---------- Material for this exercise ----------
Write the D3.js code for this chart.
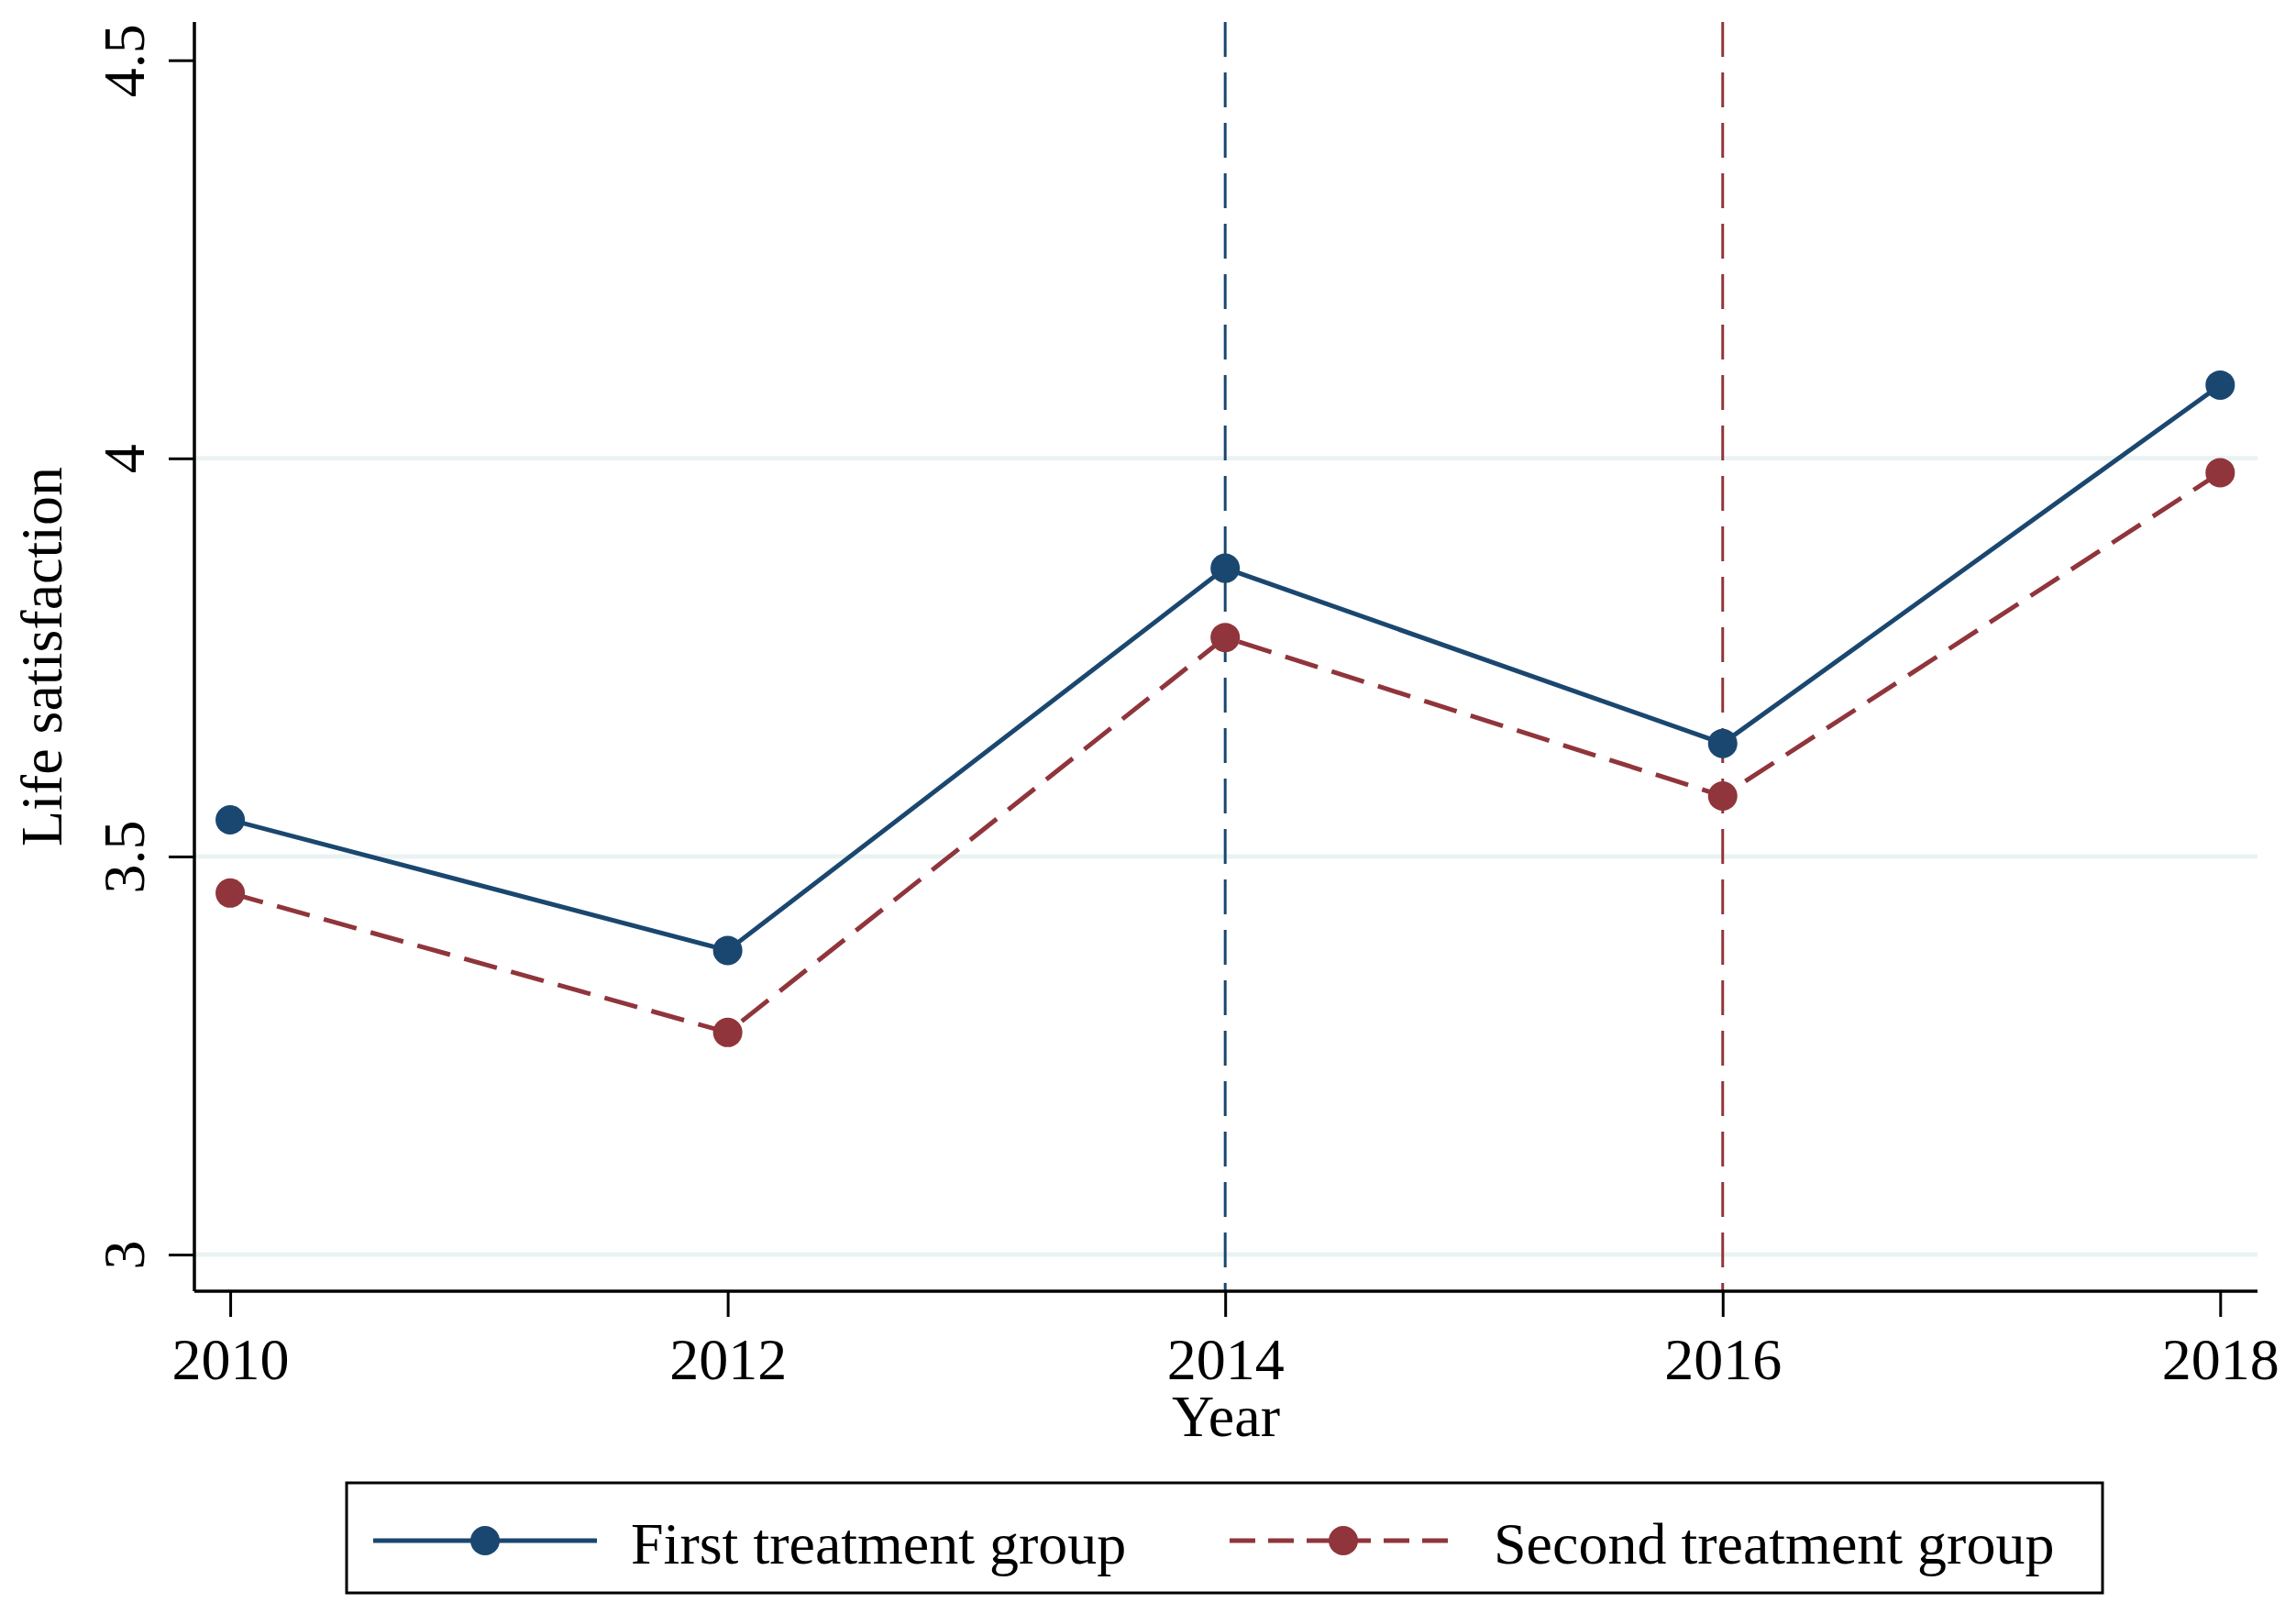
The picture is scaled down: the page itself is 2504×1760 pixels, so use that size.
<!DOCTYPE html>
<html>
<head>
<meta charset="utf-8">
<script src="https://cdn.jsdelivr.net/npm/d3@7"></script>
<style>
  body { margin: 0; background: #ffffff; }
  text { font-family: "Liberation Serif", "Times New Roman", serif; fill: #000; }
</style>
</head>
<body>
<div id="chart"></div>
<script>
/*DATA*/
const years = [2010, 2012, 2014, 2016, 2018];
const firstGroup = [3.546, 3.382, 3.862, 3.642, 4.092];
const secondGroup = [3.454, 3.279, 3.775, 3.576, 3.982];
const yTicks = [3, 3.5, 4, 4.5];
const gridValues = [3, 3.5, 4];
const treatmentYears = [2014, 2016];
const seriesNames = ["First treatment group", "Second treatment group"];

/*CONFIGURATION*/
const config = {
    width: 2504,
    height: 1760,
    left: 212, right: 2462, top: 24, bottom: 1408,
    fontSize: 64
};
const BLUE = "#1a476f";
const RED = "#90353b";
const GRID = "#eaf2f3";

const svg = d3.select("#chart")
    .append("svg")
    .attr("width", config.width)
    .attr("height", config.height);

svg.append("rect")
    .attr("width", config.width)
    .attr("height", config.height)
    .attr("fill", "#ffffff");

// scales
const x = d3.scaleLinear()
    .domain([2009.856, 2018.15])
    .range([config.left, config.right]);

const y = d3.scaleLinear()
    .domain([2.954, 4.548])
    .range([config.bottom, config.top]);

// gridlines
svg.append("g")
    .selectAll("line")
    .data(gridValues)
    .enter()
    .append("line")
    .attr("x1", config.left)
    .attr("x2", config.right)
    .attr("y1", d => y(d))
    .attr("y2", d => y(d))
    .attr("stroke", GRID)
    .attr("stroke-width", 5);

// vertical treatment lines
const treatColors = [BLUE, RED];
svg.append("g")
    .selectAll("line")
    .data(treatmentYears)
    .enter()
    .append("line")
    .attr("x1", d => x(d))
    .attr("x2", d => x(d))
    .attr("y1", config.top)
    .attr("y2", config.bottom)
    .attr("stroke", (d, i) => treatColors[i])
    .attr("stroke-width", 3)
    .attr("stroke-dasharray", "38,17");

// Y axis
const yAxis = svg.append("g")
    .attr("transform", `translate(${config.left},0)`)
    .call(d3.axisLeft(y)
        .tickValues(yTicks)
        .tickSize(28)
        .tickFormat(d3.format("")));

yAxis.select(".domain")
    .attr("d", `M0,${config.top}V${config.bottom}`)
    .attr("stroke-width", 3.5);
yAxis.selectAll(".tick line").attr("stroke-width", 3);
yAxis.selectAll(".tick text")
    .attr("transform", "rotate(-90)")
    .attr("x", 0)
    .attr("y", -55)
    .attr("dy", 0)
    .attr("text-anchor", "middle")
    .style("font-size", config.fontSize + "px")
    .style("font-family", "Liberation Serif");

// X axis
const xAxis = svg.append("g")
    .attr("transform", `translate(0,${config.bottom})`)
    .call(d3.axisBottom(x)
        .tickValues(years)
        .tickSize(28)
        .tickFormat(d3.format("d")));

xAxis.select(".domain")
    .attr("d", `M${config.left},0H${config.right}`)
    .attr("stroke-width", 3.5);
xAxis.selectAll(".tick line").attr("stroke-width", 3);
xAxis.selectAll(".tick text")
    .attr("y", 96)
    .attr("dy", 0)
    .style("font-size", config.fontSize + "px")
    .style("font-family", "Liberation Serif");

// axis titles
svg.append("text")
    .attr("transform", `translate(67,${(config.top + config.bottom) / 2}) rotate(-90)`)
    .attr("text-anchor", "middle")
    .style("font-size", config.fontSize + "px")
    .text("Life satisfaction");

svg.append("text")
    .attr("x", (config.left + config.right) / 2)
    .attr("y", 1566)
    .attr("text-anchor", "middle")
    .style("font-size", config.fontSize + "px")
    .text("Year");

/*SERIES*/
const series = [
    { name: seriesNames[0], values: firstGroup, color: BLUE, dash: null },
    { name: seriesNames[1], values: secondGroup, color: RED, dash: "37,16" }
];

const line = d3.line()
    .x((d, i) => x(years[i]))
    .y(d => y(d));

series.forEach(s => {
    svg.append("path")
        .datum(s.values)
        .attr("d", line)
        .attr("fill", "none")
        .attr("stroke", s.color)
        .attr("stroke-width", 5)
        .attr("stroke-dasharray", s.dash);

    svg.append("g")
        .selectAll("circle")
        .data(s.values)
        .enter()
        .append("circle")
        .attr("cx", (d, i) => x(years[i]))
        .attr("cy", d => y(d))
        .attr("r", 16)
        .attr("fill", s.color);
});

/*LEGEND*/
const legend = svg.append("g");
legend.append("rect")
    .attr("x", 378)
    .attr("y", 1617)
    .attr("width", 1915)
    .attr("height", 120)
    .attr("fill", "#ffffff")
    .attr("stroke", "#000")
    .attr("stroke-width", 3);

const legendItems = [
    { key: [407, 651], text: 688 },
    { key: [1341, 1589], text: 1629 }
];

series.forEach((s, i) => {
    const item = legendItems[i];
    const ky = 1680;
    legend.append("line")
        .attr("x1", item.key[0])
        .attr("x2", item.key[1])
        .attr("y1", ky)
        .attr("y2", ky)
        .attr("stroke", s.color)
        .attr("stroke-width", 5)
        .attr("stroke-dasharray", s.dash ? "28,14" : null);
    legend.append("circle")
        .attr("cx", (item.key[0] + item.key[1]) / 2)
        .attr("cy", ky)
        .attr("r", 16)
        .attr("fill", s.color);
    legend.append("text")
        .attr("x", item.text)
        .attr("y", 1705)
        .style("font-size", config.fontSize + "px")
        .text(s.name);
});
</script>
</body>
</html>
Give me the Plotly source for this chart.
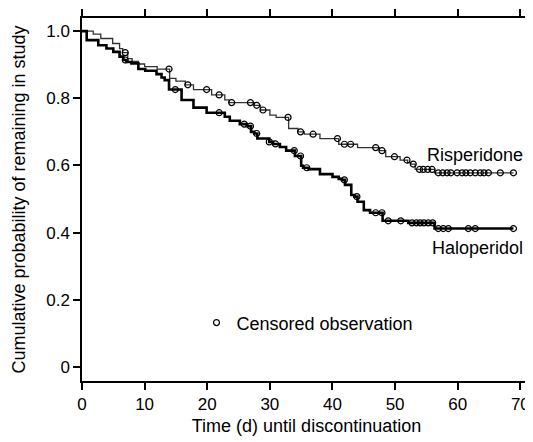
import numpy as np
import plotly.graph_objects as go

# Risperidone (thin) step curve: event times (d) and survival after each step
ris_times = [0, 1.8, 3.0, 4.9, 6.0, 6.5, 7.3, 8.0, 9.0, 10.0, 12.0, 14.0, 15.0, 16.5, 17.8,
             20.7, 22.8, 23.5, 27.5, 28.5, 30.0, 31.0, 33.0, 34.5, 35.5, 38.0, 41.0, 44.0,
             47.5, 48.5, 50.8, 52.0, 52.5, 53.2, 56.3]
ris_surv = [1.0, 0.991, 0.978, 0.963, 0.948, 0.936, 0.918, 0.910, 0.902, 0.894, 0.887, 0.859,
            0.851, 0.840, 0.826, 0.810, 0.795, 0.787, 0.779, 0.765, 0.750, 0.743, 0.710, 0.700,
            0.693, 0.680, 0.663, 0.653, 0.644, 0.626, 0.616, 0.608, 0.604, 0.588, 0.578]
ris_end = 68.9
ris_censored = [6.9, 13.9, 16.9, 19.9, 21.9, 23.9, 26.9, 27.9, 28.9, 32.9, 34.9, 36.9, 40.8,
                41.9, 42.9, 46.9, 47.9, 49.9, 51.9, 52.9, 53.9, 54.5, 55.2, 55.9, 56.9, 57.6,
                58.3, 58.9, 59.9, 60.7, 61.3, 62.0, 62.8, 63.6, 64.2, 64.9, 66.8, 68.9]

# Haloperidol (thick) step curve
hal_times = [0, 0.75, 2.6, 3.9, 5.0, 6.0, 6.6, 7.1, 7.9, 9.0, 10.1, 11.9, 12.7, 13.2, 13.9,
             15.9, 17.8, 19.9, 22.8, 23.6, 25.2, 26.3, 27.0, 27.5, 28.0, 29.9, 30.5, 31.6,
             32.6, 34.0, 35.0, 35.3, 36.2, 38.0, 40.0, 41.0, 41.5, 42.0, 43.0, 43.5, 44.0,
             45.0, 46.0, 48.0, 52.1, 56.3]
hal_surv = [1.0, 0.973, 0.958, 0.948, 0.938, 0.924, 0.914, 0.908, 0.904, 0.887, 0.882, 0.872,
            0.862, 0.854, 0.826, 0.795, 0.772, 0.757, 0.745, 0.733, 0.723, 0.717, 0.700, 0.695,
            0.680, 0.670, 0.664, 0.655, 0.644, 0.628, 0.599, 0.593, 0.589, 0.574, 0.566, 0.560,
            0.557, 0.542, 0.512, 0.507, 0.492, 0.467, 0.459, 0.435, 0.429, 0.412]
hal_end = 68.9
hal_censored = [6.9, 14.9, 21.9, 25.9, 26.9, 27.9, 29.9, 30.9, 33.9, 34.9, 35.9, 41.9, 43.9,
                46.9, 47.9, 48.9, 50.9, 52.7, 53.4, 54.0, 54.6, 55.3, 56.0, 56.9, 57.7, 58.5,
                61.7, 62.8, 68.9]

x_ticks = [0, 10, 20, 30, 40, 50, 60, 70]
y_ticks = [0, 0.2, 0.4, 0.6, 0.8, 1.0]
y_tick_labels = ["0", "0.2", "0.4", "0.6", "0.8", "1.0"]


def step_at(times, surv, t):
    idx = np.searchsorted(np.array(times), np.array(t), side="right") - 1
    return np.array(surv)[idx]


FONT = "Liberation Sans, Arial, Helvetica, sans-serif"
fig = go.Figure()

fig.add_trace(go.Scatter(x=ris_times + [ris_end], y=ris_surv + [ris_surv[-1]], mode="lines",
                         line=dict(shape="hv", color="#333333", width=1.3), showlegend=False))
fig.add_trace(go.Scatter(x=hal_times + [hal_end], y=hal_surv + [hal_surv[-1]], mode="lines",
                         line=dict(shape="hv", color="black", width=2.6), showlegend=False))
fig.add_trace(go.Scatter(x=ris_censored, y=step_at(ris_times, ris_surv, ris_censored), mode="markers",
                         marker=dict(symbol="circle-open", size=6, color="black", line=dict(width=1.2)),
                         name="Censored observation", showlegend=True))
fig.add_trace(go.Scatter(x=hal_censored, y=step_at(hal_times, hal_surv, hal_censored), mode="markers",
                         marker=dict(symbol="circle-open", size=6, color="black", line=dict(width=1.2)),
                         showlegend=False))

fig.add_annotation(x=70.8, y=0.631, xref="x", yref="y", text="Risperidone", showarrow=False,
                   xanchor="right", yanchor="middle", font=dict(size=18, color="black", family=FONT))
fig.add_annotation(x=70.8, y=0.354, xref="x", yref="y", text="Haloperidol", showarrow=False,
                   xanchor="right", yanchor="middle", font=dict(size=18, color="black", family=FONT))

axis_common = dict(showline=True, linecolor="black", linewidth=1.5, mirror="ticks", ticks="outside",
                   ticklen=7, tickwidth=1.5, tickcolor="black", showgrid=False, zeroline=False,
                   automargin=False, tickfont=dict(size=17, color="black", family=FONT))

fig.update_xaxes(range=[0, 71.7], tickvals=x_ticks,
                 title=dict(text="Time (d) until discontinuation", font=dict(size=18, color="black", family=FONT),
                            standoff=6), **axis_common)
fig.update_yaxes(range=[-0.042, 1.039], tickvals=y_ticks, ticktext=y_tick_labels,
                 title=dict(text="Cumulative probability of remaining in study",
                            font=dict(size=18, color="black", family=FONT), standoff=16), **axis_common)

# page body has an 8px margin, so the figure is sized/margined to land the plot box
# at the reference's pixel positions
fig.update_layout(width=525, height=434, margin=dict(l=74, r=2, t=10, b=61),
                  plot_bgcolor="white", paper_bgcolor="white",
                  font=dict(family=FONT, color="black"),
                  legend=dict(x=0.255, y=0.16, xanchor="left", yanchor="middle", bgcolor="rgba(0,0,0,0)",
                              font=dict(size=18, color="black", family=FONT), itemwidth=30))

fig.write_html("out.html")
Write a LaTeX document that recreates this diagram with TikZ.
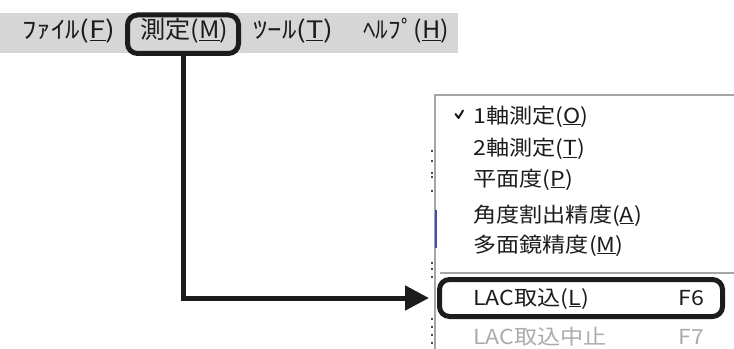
----------
Begin at the line that has "Give me the Plotly source for this chart.", stop after the line that has "import plotly.graph_objects as go", and reproduce every line between them exactly and nothing else. Pictures stay out of the copy.

Give me the Plotly source for this chart.
import numpy as np
import plotly.graph_objects as go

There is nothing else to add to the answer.